# 82nd Whats the Good,Bad Or Ugly



## usmcarcher (Aug 4, 2008)

*bowtech 82nd*



bowtard said:


> Seriously looking at the Bowtech 82nd for a new bow could you guys and gals tell what you really think on this speed bow.
> 
> Thanks taking time to help


shot it a few times, currently shoot a 05 allegiance, if 1 were up for a new bow id seriously consider the 82nd or 101,rocket fast, can drop down in poundage and still obtain great speed.i want the monster bow(no cam) as my backup, gonna wait a year to see how that new bow settles out


----------



## FIG (Sep 23, 2008)

*new bow*

they are a nice bow good speed bad i have a friend that has one not a good hunting bow i think made for 3d the ugly draw cycle that hump on the end wow. fast fast fast.


----------



## Tarbaby (Oct 12, 2004)

I have a 101st and an 82nd. Both are very quick at low poundage. They can be tuned to smooth out the drastic roll over into the valley.

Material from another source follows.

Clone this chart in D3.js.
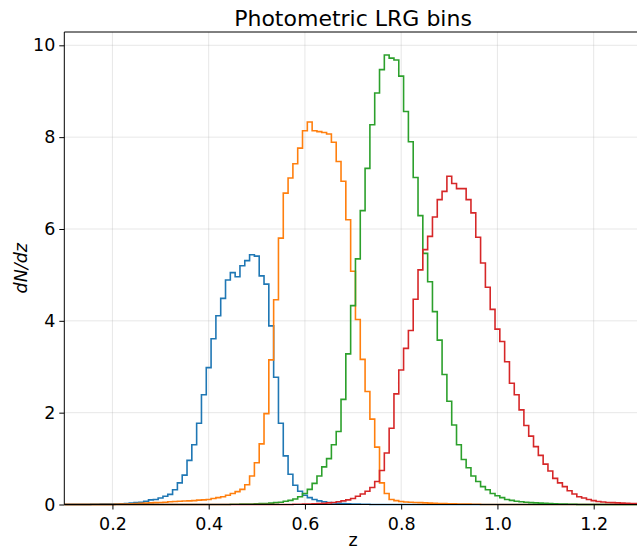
<!DOCTYPE html>
<html>
<head>
<meta charset="utf-8">
<script src="https://cdn.jsdelivr.net/npm/d3@7"></script>
<style>
  html, body { margin: 0; padding: 0; background: #fff; }
  svg { display: block; font-family: "DejaVu Sans", sans-serif; }
</style>
</head>
<body>
<svg id="chart" width="637" height="550"></svg>
<script>
// ---- Data (bin width 0.01; each series lists bin values starting at the given bin centre) ----
const binWidth = 0.01;
const seriesNames = ["bin 1", "bin 2", "bin 3", "bin 4"];
const seriesColors = ["#1f77b4", "#ff7f0e", "#2ca02c", "#d62728"];

const blueStart = 0.16;
const blueValues = [0.005, 0.005, 0.01, 0.01, 0.01, 0.01, 0.015, 0.02, 0.03, 0.04,
  0.05, 0.07, 0.10, 0.11, 0.14, 0.18, 0.22, 0.32, 0.47, 0.64,
  0.96, 1.30, 1.77, 2.39, 2.98, 3.61, 4.11, 4.49, 4.89, 5.05,
  4.96, 5.20, 5.31, 5.44, 5.41, 4.98, 4.80, 3.89, 2.77, 1.77,
  1.06, 0.66, 0.42, 0.29, 0.20, 0.15, 0.11, 0.08, 0.06, 0.045,
  0.035, 0.025, 0.02, 0.015, 0.01, 0.01, 0.005, 0.005];

const orangeStart = 0.21;
const orangeValues = [0.005, 0.01, 0.01, 0.015, 0.02, 0.025, 0.03, 0.035, 0.04, 0.045,
  0.05, 0.06, 0.065, 0.07, 0.075, 0.08, 0.085, 0.095, 0.10, 0.11,
  0.13, 0.15, 0.17, 0.20, 0.24, 0.28, 0.33, 0.43, 0.62, 0.91,
  1.32, 1.98, 3.15, 4.46, 5.80, 6.78, 7.11, 7.42, 7.76, 8.14,
  8.33, 8.14, 8.12, 8.10, 8.07, 7.89, 7.47, 7.04, 6.20, 5.08,
  4.03, 3.16, 2.46, 1.86, 1.25, 0.47, 0.24, 0.11, 0.085, 0.065,
  0.055, 0.05, 0.045, 0.04, 0.035, 0.03, 0.025, 0.02, 0.02, 0.015,
  0.015, 0.01, 0.01, 0.01, 0.005, 0.005];

const greenStart = 0.45;
const greenValues = [0.005, 0.005, 0.01, 0.01, 0.01, 0.015, 0.02, 0.02, 0.03, 0.04,
  0.05, 0.07, 0.09, 0.12, 0.17, 0.24, 0.33, 0.46, 0.62, 0.82,
  1.00, 1.30, 1.59, 2.29, 3.28, 4.33, 5.35, 6.40, 7.32, 8.27,
  8.96, 9.47, 9.79, 9.72, 9.68, 9.33, 8.56, 7.90, 7.12, 6.29,
  5.47, 4.85, 4.20, 3.58, 2.83, 2.25, 1.73, 1.30, 0.98, 0.80,
  0.62, 0.50, 0.39, 0.32, 0.24, 0.19, 0.15, 0.11, 0.09, 0.07,
  0.06, 0.05, 0.04, 0.035, 0.03, 0.025, 0.02, 0.015, 0.01, 0.01,
  0.005, 0.005];

const redStart = 0.58;
const redValues = [0.005, 0.005, 0.01, 0.01, 0.015, 0.02, 0.025, 0.035, 0.045, 0.06,
  0.08, 0.10, 0.13, 0.18, 0.23, 0.29, 0.37, 0.50, 0.74, 1.12,
  1.66, 2.41, 2.93, 3.40, 3.79, 4.47, 5.11, 5.55, 5.84, 6.26,
  6.64, 6.82, 7.15, 6.99, 6.88, 6.88, 6.64, 6.35, 5.82, 5.26,
  4.73, 4.25, 3.82, 3.55, 3.11, 2.64, 2.39, 2.06, 1.72, 1.49,
  1.26, 1.07, 0.88, 0.73, 0.57, 0.47, 0.39, 0.30, 0.23, 0.17,
  0.14, 0.11, 0.085, 0.065, 0.055, 0.045, 0.04, 0.035, 0.03, 0.025,
  0.02, 0.02, 0.015];

const xTicks = [0.2, 0.4, 0.6, 0.8, 1.0, 1.2];
const yTicks = [0, 2, 4, 6, 8, 10];
const titleText = "Photometric LRG bins";
const xLabel = "z";
const yLabel = "dN/dz";

// ---- Layout ----
const W = 637, H = 550;
const plot = { left: 64.3, right: 641.8, top: 32, bottom: 504.5 };
const xDomain = [0.1, 1.3];
const yDomain = [0, 10.29];

const svg = d3.select("#chart");
const x = d3.scaleLinear().domain(xDomain).range([plot.left, plot.right]);
const y = d3.scaleLinear().domain(yDomain).range([plot.bottom, plot.top]);

svg.append("defs").append("clipPath").attr("id", "clip")
  .append("rect").attr("x", plot.left).attr("y", plot.top - 2)
  .attr("width", plot.right - plot.left).attr("height", plot.bottom - plot.top + 4);

// grid
const grid = svg.append("g");
grid.selectAll(".gx").data(xTicks).join("line")
  .attr("x1", d => x(d)).attr("x2", d => x(d))
  .attr("y1", plot.top).attr("y2", plot.bottom)
  .attr("stroke", "#b0b0b0").attr("stroke-opacity", 0.3).attr("stroke-width", 1);
grid.selectAll(".gy").data(yTicks).join("line")
  .attr("x1", plot.left).attr("x2", plot.right)
  .attr("y1", d => y(d)).attr("y2", d => y(d))
  .attr("stroke", "#b0b0b0").attr("stroke-opacity", 0.3).attr("stroke-width", 1);

// step histograms
function stepPoints(start, values) {
  const pts = [];
  const e0 = start - binWidth / 2;
  pts.push([xDomain[0], 0]);
  pts.push([e0, 0]);
  values.forEach((v, i) => {
    const a = e0 + i * binWidth, b = a + binWidth;
    pts.push([a, v]);
    pts.push([b, v]);
  });
  const eN = e0 + values.length * binWidth;
  pts.push([eN, 0]);
  pts.push([xDomain[1], 0]);
  return pts;
}
const series = [
  { start: blueStart, values: blueValues },
  { start: orangeStart, values: orangeValues },
  { start: greenStart, values: greenValues },
  { start: redStart, values: redValues }
];
const line = d3.line().x(d => x(d[0])).y(d => y(d[1]));
const lines = svg.append("g").attr("clip-path", "url(#clip)");
series.forEach((s, i) => {
  lines.append("path")
    .attr("d", line(stepPoints(s.start, s.values)))
    .attr("fill", "none")
    .attr("stroke", seriesColors[i])
    .attr("stroke-width", 1.6)
    .attr("stroke-linejoin", "miter")
    .attr("stroke-linecap", "butt");
});

// axes
const xAxis = d3.axisBottom(x).tickValues(xTicks).tickFormat(d3.format(".1f"))
  .tickSize(5).tickPadding(4);
const yAxis = d3.axisLeft(y).tickValues(yTicks).tickFormat(d3.format("d"))
  .tickSize(5).tickPadding(4);

const gx = svg.append("g").attr("transform", `translate(0,${plot.bottom})`).call(xAxis);
const gy = svg.append("g").attr("transform", `translate(${plot.left},0)`).call(yAxis);
[gx, gy].forEach(g => {
  g.select(".domain").remove();
  g.selectAll(".tick line").attr("stroke", "#000").attr("stroke-width", 1);
  g.selectAll(".tick text").attr("fill", "#000")
    .style("font-family", "DejaVu Sans").style("font-size", "17.5px");
});
gx.selectAll(".tick text").attr("dy", "0.93em");

// spines
const spines = svg.append("g").attr("stroke", "#000").attr("stroke-width", 1).attr("fill", "none");
spines.append("line").attr("x1", plot.left).attr("x2", plot.left).attr("y1", plot.top).attr("y2", plot.bottom);
spines.append("line").attr("x1", plot.left).attr("x2", plot.right).attr("y1", plot.bottom).attr("y2", plot.bottom);
spines.append("line").attr("x1", plot.left).attr("x2", plot.right).attr("y1", plot.top).attr("y2", plot.top);
spines.append("line").attr("x1", plot.right).attr("x2", plot.right).attr("y1", plot.top).attr("y2", plot.bottom);

// title and labels
svg.append("text").attr("x", (plot.left + plot.right) / 2).attr("y", 26)
  .attr("text-anchor", "middle").style("font-size", "22px").attr("fill", "#000")
  .text(titleText);
svg.append("text").attr("x", (plot.left + plot.right) / 2).attr("y", 546)
  .attr("text-anchor", "middle").style("font-size", "17.5px").attr("fill", "#000")
  .text(xLabel);
svg.append("text").attr("transform", `translate(27,${(plot.top + plot.bottom) / 2}) rotate(-90)`)
  .attr("text-anchor", "middle").style("font-size", "17.5px").style("font-style", "italic")
  .attr("fill", "#000").text(yLabel);
</script>
</body>
</html>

101st. 400 grn arrow #56= 291
82nd 400 grn arrow #55= 299


----------



## dtilley001 (Jan 6, 2009)

Mine is set @ 59 LBS with a 28 inch draw length
It shoots a 395 gr arrow 268 fps
It will shoot my 345 gr Fatboys 290 fps

I could hunt with it but I usually shoot 3D and 5-spots with it.
:jam:


----------



## BOWTECH-TONY (May 25, 2007)

*101*

Love it!


----------



## ric2003 (Nov 1, 2006)

*Great bow*

I have five friends besides myself that shoot the 82nd. We all have the other bows from Bowtech: such as the Constitutions, Swats, Admirals, and Sentinels. This is what we have found with the 82nd. IT is extremely fast so speed is not an issue - obvious. Once we started getting the poundage above the 60 lb. mark, it does not aim as good as it does at the lower poundages. At the lower poundages, it will just come down and sit. I shoot mine at 50 lbs. and my buddies are a little below and a little higher, but try the lower poundage and see what I say about sitting on the spot. If you wonder which bow we shoot at ASA's and IBO's, it is the 82nd.


----------